Il 22 marzo 2025, la presidente della Commissione Europea Ursula von der Leyen ha annunciato un cambiamento semantico che sta suscitando ampie discussioni.
Il piano “ReArm EU”, volto a rafforzare la capacità di difesa dell’Unione Europea attraverso l’acquisto di armi e sistemi di difesa, subirà una trasformazione nel nome e nella terminologia. La nuova definizione coniata dalla presidente von der Leyen per descrivere l’iniziativa sarà infatti “prontezza”, un termine che, secondo la Commissione, riflette meglio la visione strategica dell’Unione nell’affrontare le sfide geopolitiche globali.
Il cambiamento del nome da “ReArm EU” a “prontezza” solleva interrogativi, non solo sulle implicazioni politiche ed economiche, ma anche sul linguaggio utilizzato dalla politica europea per camuffare o distorcere la realtà degli impegni militari. In un contesto in cui la guerra in Ucraina e le tensioni internazionali con potenze come la Russia e la Cina sono al centro delle preoccupazioni, l’uso della parola “prontezza” al posto di “riarmo” sembra destinato a smorzare la durezza della realtà della spesa per armamenti, orientandola verso un concetto di preparazione preventiva.
Il termine “prontezza” in sé suggerisce una sorta di preparazione o di capacità di risposta rapida a situazioni critiche, senza mettere l’accento sulle armi in modo diretto. È una scelta che può sembrare meno aggressiva rispetto al termine “riarmo”, ma che non sfugge alla retorica politica moderna, in cui si tende a spostare il dibattito su concetti più astratti.
La Commissione Europea ha difeso la scelta, spiegando che la priorità non è quella di aumentare in maniera esponenziale le forniture di armi, ma piuttosto garantire che l’Unione Europea disponga di un sistema difensivo all’altezza delle sfide moderne, senza suscitare preoccupazioni in merito alla militarizzazione eccessiva del continente. La “prontezza”, quindi, sarebbe una sorta di assicurazione sulla capacità dell’Europa di difendersi in caso di minacce reali, ma senza cadere nel “giro di vite” della corsa agli armamenti.
L’idea dietro la riformulazione semantica sembra mirata a contrastare le critiche interne ed esterne relative all’uso di risorse finanziarie per l’acquisto di armamenti, piuttosto che per iniziative di carattere sociale, economico e ambientale. In un’Unione Europea che sta affrontando sfide economiche, crisi migratorie e disuguaglianze interne, il messaggio della Commissione potrebbe essere che la “prontezza” non è sinonimo di militarismo, ma di una strategia di difesa collettiva e cooperativa.

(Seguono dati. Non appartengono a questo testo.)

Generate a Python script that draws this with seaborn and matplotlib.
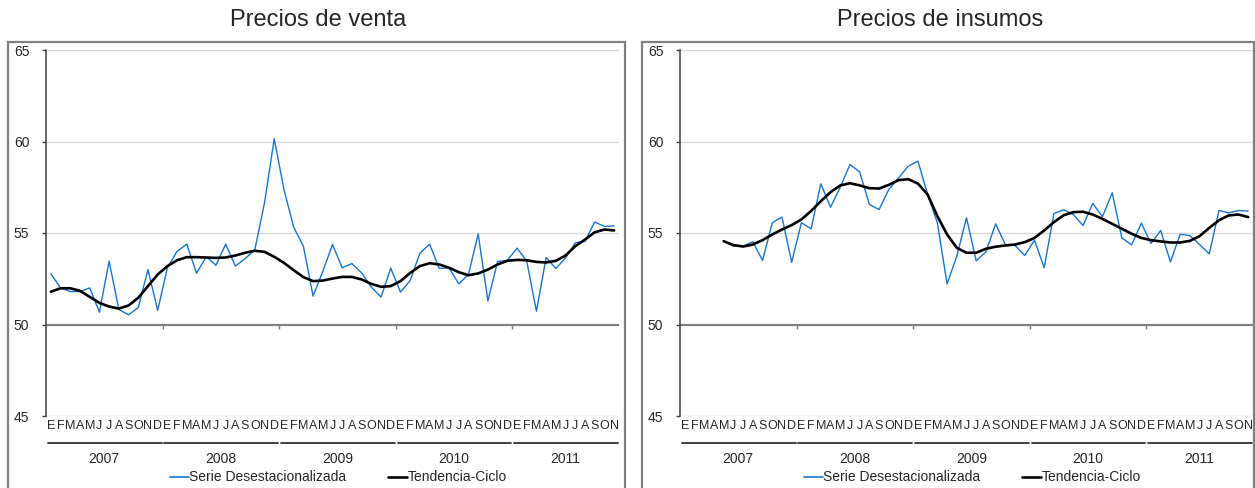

Ma questa scelta solleva anche interrogativi più profondi sul linguaggio che le istituzioni politiche globali, come l’Unione Europea, utilizzano per mascherare o giustificare politiche impopolari. Quella che potrebbe sembrare una semplice modifica terminologica potrebbe, infatti, nascondere un ampio programma di militarizzazione della regione, alimentato da uno scenario internazionale che sembra sempre più spingere verso la guerra fredda tra blocchi geopolitici.
Il cambiamento semantico non è solo una questione di etichetta, ma una chiara indicazione di come l’Unione Europea intenda affrontare la crescente domanda di sicurezza interna ed esterna. La riformulazione di “ReArm EU” in “prontezza” potrebbe anche essere vista come una risposta alla crescente pressione da parte degli Stati membri più favorevoli all’autonomia difensiva, in particolare quelli dell’Est Europa, che temono di non essere sufficientemente protetti da potenze come la Russia.
La spesa militare, sotto il nome di “prontezza”, rischia però di accentuare le disuguaglianze interne all’UE, poiché i fondi destinati alla difesa potrebbero sottrarre risorse cruciali per altri settori come la sanità, l’educazione o la lotta al cambiamento climatico. La sfida sarà, quindi, mantenere un equilibrio tra la sicurezza militare e il benessere sociale, evitando di far prevalere una visione che potrebbe alienare la popolazione europea, già scossa dalla crisi economica e sociale in corso.
La riformulazione di “ReArm EU” in “prontezza” da parte di von der Leyen è una mossa che, a livello linguistico, vuole apparentemente allontanarsi dalla retorica bellica, ma che nasconde sotto il termine un impegno forte verso l’espansione della capacità difensiva europea. Questa scelta potrebbe contribuire ad accelerare la trasformazione dell’Unione Europea in un blocco sempre più autonomo e preparato militarmente, ma anche a sollevare preoccupazioni circa l’influenza crescente dei settori armamenti all’interno delle politiche comunitarie.